Now, if you’ve never dealt with the police, I’m sure it’s easy to be for them. If you have, it gets harder. If you’re a musician, if you’re Black, if you’re sleeping on a train, if you’re walking down the sidewalk in the wrong place, if you’re Hispanic, or if you’re a faggot, then it becomes very hard, very hard indeed to support your police department wholeheartedly.
A police department that treats city residents poorly — whether by hitting them, by searching them without reason, or by admitting that it just doesn’t care about the rules — is not winning any respect. And more importantly, It’s not protecting city residents as well as it could.
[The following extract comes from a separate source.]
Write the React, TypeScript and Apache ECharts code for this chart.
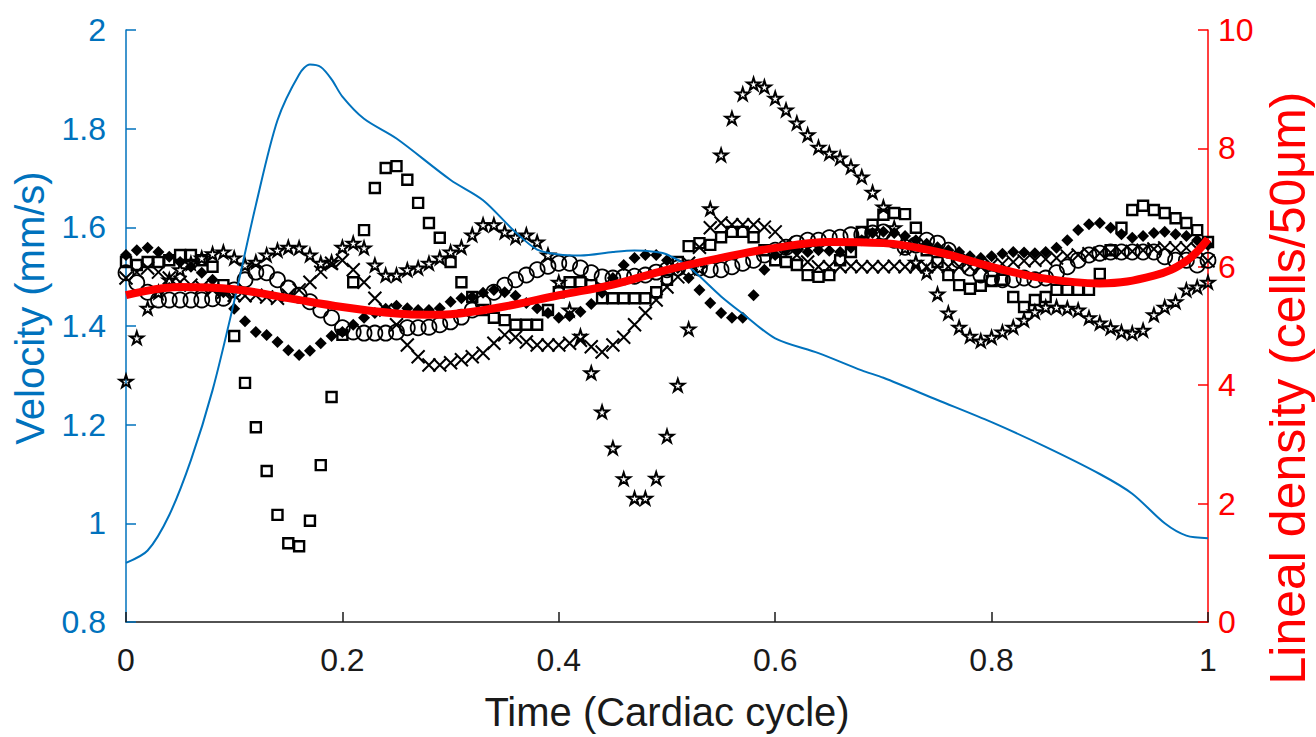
import React, { useEffect, useRef } from "react";
import * as echarts from "echarts";

// Sample times of the marker series (cardiac cycle fraction)
const sampleTimes: number[] = Array.from({ length: 101 }, (_, i) => i / 100);

// Blue velocity curve (mm/s)
const velocityT = [0, 0.02, 0.04, 0.06, 0.08, 0.1, 0.12, 0.14, 0.16, 0.17, 0.18, 0.19, 0.2, 0.22, 0.25, 0.3, 0.33, 0.36, 0.38, 0.4, 0.42, 0.45, 0.47, 0.49, 0.5, 0.52, 0.55, 0.57, 0.6, 0.64, 0.68, 0.7, 0.75, 0.8, 0.85, 0.9, 0.93, 0.96, 0.98, 1.0];
const velocityV = [0.92, 0.945, 1.017, 1.128, 1.27, 1.45, 1.645, 1.817, 1.91, 1.93, 1.925, 1.9, 1.865, 1.82, 1.78, 1.696, 1.655, 1.59, 1.555, 1.545, 1.543, 1.55, 1.553, 1.55, 1.545, 1.52, 1.46, 1.425, 1.375, 1.345, 1.31, 1.295, 1.25, 1.205, 1.155, 1.1, 1.06, 1.0, 0.975, 0.97];

// Red mean lineal density curve (cells/50um)
const densityT = [0, 0.05, 0.1, 0.15, 0.2, 0.25, 0.28, 0.3, 0.35, 0.4, 0.45, 0.5, 0.55, 0.6, 0.65, 0.7, 0.75, 0.8, 0.85, 0.9, 0.95, 0.98, 1.0];
const densityV = [5.52, 5.66, 5.62, 5.47, 5.32, 5.21, 5.19, 5.2, 5.33, 5.52, 5.7, 5.95, 6.15, 6.32, 6.42, 6.4, 6.25, 6.0, 5.8, 5.72, 5.85, 6.1, 6.47];

// Individual samples (cells/50um)
const squares = [
  6.08, 6.03, 6.08, 6.08, 6.11, 6.2, 6.2, 6.11, 6.0, 5.69,
  4.83, 4.04, 3.29, 2.55, 1.81, 1.33, 1.28, 1.71, 2.65, 3.8,
  4.85, 5.74, 6.62, 7.33, 7.67, 7.7, 7.47, 7.08, 6.74, 6.49,
  6.08, 5.74, 5.49, 5.27, 5.14, 5.1, 5.02, 5.02, 5.02, 5.27,
  5.57, 5.74, 5.74, 5.69, 5.47, 5.47, 5.47, 5.47, 5.47, 5.57,
  5.78, 6.08, 6.35, 6.4, 6.37, 6.5, 6.59, 6.59, 6.5, 6.28,
  6.11, 6.08, 6.03, 5.86, 5.83, 5.86, 6.11, 6.25, 6.59, 6.71,
  6.88, 6.91, 6.89, 6.66, 6.28, 6.08, 5.86, 5.69, 5.63, 5.68,
  5.76, 5.78, 5.49, 5.32, 5.44, 5.49, 5.61, 5.61, 5.61, 5.61,
  5.88, 6.28, 6.66, 6.96, 7.03, 6.96, 6.91, 6.82, 6.74, 6.62,
  6.42,
];
const stars = [
  4.07, 4.8, 5.3, 5.57, 5.78, 5.95, 6.06, 6.15, 6.22, 6.25,
  6.15, 6.03, 6.08, 6.2, 6.28, 6.33, 6.32, 6.2, 6.06, 6.08,
  6.33, 6.4, 6.32, 6.03, 5.86, 5.86, 5.95, 5.98, 6.06, 6.15,
  6.25, 6.33, 6.54, 6.71, 6.71, 6.59, 6.5, 6.54, 6.42, 6.2,
  5.74, 5.27, 4.83, 4.21, 3.55, 2.94, 2.42, 2.09, 2.09, 2.43,
  3.14, 4.0, 4.95, 5.98, 6.98, 7.89, 8.51, 8.92, 9.09, 9.04,
  8.85, 8.65, 8.43, 8.23, 8.02, 7.92, 7.84, 7.69, 7.52, 7.26,
  7.01, 6.66, 6.32, 6.08, 5.91, 5.54, 5.22, 4.98, 4.83, 4.75,
  4.81, 4.9, 4.98, 5.1, 5.24, 5.32, 5.32, 5.3, 5.27, 5.14,
  5.05, 4.97, 4.9, 4.88, 4.93, 5.19, 5.32, 5.41, 5.61, 5.66,
  5.74,
];
const circles = [
  5.9, 5.73, 5.57, 5.44, 5.44, 5.44, 5.44, 5.44, 5.46, 5.47,
  5.61, 5.78, 5.91, 5.9, 5.78, 5.64, 5.52, 5.41, 5.27, 5.14,
  4.97, 4.9, 4.88, 4.88, 4.88, 4.9, 4.97, 4.97, 4.98, 5.02,
  5.07, 5.15, 5.27, 5.39, 5.57, 5.69, 5.78, 5.86, 5.95, 6.01,
  6.06, 6.06, 5.98, 5.9, 5.83, 5.81, 5.83, 5.84, 5.86, 5.91,
  5.95, 5.98, 5.98, 5.98, 5.95, 5.95, 6.0, 6.06, 6.11, 6.2,
  6.28, 6.33, 6.4, 6.45, 6.45, 6.49, 6.5, 6.54, 6.54, 6.57,
  6.59, 6.45, 6.33, 6.37, 6.45, 6.4, 6.28, 6.11, 5.98, 5.86,
  5.81, 5.78, 5.78, 5.81, 5.78, 5.81, 5.9, 6.0, 6.11, 6.2,
  6.23, 6.25, 6.25, 6.25, 6.25, 6.25, 6.17, 6.11, 6.11, 6.03,
  6.11,
];
const crosses = [
  5.81, 5.91, 5.98, 5.91, 5.81, 5.74, 5.69, 5.66, 5.61, 5.57,
  5.52, 5.51, 5.52, 5.49, 5.47, 5.52, 5.61, 5.74, 5.91, 6.06,
  6.11, 5.95, 5.74, 5.47, 5.27, 5.02, 4.68, 4.48, 4.34, 4.34,
  4.38, 4.43, 4.48, 4.54, 4.71, 4.85, 4.81, 4.73, 4.68, 4.68,
  4.68, 4.71, 4.76, 4.65, 4.56, 4.68, 4.81, 5.02, 5.22, 5.44,
  5.66, 5.83, 6.06, 6.33, 6.66, 6.74, 6.71, 6.71, 6.71, 6.67,
  6.59, 6.4, 6.2, 6.08, 6.0, 6.0, 6.0, 6.01, 6.0, 6.0,
  6.0, 6.01, 6.0, 6.0, 6.0, 6.01, 6.0, 6.0, 6.0, 6.0,
  6.03, 6.05, 6.08, 6.1, 6.11, 6.13, 6.15, 6.18, 6.2, 6.22,
  6.23, 6.24, 6.25, 6.26, 6.28, 6.3, 6.32, 6.32, 6.32, 6.3,
  6.1,
];
const dots = [
  6.2, 6.28, 6.32, 6.25, 6.17, 6.08, 6.0, 5.9, 5.78, 5.57,
  5.29, 5.08, 4.9, 4.85, 4.73, 4.59, 4.51, 4.58, 4.71, 4.83,
  4.9, 5.02, 5.14, 5.22, 5.29, 5.34, 5.3, 5.27, 5.27, 5.3,
  5.41, 5.47, 5.49, 5.56, 5.61, 5.57, 5.51, 5.39, 5.3, 5.22,
  5.14, 5.17, 5.24, 5.37, 5.56, 5.81, 6.03, 6.15, 6.2, 6.2,
  6.11, 5.98, 5.81, 5.61, 5.39, 5.22, 5.14, 5.14, 5.52, 5.95,
  6.2, 6.28, 6.27, 6.25, 6.28, 6.27, 6.25, 6.32, 6.45, 6.57,
  6.59, 6.57, 6.52, 6.45, 6.39, 6.33, 6.28, 6.25, 6.18, 6.15,
  6.18, 6.22, 6.25, 6.24, 6.23, 6.25, 6.32, 6.45, 6.62, 6.72,
  6.74, 6.66, 6.55, 6.49, 6.52, 6.57, 6.59, 6.55, 6.52, 6.45,
  6.37,
];

const xTicks = { min: 0, max: 1, interval: 0.2 };
const velTicks = { min: 0.8, max: 2, interval: 0.2 };
const denTicks = { min: 0, max: 10, interval: 2 };

const BLUE = "#0072BD";
const RED = "#FF0000";
const DARK = "#1a1a1a";
const FONT = "Liberation Sans, Arial, sans-serif";

const STAR = "path://M50,0 L61,35 L98,35 L68,57 L79,91 L50,70 L21,91 L32,57 L2,35 L39,35 Z";
const CROSS = "path://M0,0 L10,10 M10,0 L0,10";

function pairs(xs: number[], ys: number[]) {
  return ys.map((y, i) => [xs[i], y]);
}

export default function App() {
  const ref = useRef<HTMLDivElement>(null);
  useEffect(() => {
    if (!ref.current) return;
    const chart = echarts.init(ref.current, undefined, { renderer: "svg" });
    const hollow = (bw: number) => ({
      color: "rgba(255,255,255,0)",
      borderColor: "#000",
      borderWidth: bw,
      opacity: 1,
    });
    const scatterBase = {
      type: "scatter" as const,
      yAxisIndex: 1,
      z: 2,
      symbolKeepAspect: true,
      emphasis: { disabled: true },
    };
    chart.setOption({
      animation: false,
      backgroundColor: "#fff",
      grid: { left: 126, right: 108, top: 30, bottom: 115, containLabel: false },
      graphic: [
        {
          type: "text",
          x: 30,
          y: 308,
          rotation: Math.PI / 2,
          style: {
            text: "Velocity (mm/s)",
            fontSize: 40,
            fontFamily: FONT,
            fill: BLUE,
            align: "center",
            verticalAlign: "middle",
          },
        },
        {
          type: "text",
          x: 1288,
          y: 388,
          rotation: Math.PI / 2,
          style: {
            text: "Lineal density (cells/50μm)",
            fontSize: 50,
            fontFamily: FONT,
            fill: RED,
            align: "center",
            verticalAlign: "middle",
          },
        },
      ],
      xAxis: {
        type: "value",
        ...xTicks,
        name: "Time (Cardiac cycle)",
        nameLocation: "middle",
        nameGap: 70,
        nameTextStyle: { fontSize: 40, color: DARK, fontFamily: FONT },
        axisLine: { show: true, onZero: false, lineStyle: { color: DARK, width: 1.5 } },
        axisTick: { show: true, inside: true, length: 10, lineStyle: { color: DARK, width: 1.5 } },
        axisLabel: { fontSize: 32, color: DARK, margin: 22, fontFamily: FONT },
        splitLine: { show: false },
      },
      yAxis: [
        {
          type: "value",
          position: "left",
          ...velTicks,
          axisLine: { show: true, onZero: false, lineStyle: { color: BLUE, width: 1.5 } },
          axisTick: { show: true, inside: true, length: 10, lineStyle: { color: BLUE, width: 1.5 } },
          axisLabel: { fontSize: 32, color: BLUE, margin: 20, fontFamily: FONT },
          splitLine: { show: false },
        },
        {
          type: "value",
          position: "right",
          ...denTicks,
          axisLine: { show: true, onZero: false, lineStyle: { color: RED, width: 1.5 } },
          axisTick: { show: true, inside: true, length: 10, lineStyle: { color: RED, width: 1.5 } },
          axisLabel: { fontSize: 32, color: RED, margin: 10, fontFamily: FONT },
          splitLine: { show: false },
        },
      ],
      series: [
        {
          ...scatterBase,
          name: "samples-squares",
          symbol: "rect",
          symbolSize: 10,
          itemStyle: hollow(2.4),
          data: pairs(sampleTimes, squares),
        },
        {
          ...scatterBase,
          name: "samples-stars",
          symbol: STAR,
          symbolSize: 13,
          itemStyle: hollow(2),
          data: pairs(sampleTimes, stars),
        },
        {
          ...scatterBase,
          name: "samples-circles",
          symbol: "circle",
          symbolSize: 15,
          itemStyle: hollow(1.8),
          data: pairs(sampleTimes, circles),
        },
        {
          ...scatterBase,
          name: "samples-crosses",
          symbol: CROSS,
          symbolSize: 13,
          itemStyle: hollow(2),
          data: pairs(sampleTimes, crosses),
        },
        {
          ...scatterBase,
          name: "samples-dots",
          symbol: "diamond",
          symbolSize: 12,
          itemStyle: { color: "#000", opacity: 1 },
          data: pairs(sampleTimes, dots),
        },
        {
          type: "line",
          name: "Velocity",
          yAxisIndex: 0,
          z: 3,
          showSymbol: false,
          smooth: 0.3,
          lineStyle: { color: BLUE, width: 2 },
          data: pairs(velocityT, velocityV),
        },
        {
          type: "line",
          name: "Lineal density",
          yAxisIndex: 1,
          z: 4,
          showSymbol: false,
          smooth: 0.4,
          lineStyle: { color: RED, width: 8 },
          data: pairs(densityT, densityV),
        },
      ],
    });
    return () => chart.dispose();
  }, []);
  return (
    <div
      ref={ref}
      style={{ position: "fixed", left: 0, top: 0, width: 1316, height: 737, background: "#fff" }}
    />
  );
}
So even if you (you, NYPD! you, Raymond Kelly!), care solely about public safety and not at all about respect, or courtesy, or professionalism, or eliminating racism and homophobia, for public safety alone you should ask your police department not to publicly belittle, insult, or harass your public.
Does this all relate to BuskNY? Yes, it does. I said at the beginning that we support the police and that we support police reform. And how we do that is simple: we advocate for the police to know the subway rules concerning the most major form of non-transit use of the MTA, to speak respectfully to artists, and to see artists as community members ready to cooperate, not as enemies.
When we argue that musicians should carry the rules, that they shouldn’t give in to unrecorded coercive threats, and that yes, they should sue when their civil rights are violated, we don’t say it because we oppose the police. We say it because we believe that the police should be doing their work better. Though the NYPD does not, we believe they can do their work better; and though the NYPD does not, we want to hold them to a higher standard. Many jokes are made in this city about the motto “Courtesy, Professionalism, Respect,” but I find it’s a pretty good slogan. I even believe the police can live up to it one day.
What I say to you is: police reform doesn’t happen in a vacuum. It happens around specific issues and specific communities. So a movement that protects musicians and that stands up for the rules is fighting, incrementally, the same battle as any other police reform initiative. We want the police to work with our community, we want them to trust us, and we want to be able to trust them. We believe a police officer who’s willing to read a copy of the MTA rules is a better police officer than one who starts threatening, not just for musicians, but for everyone — including for the NYPD. And when the police learn that lesson, maybe they’ll have learned something greater: that working with the city, and respecting the city, is the better kind of policing.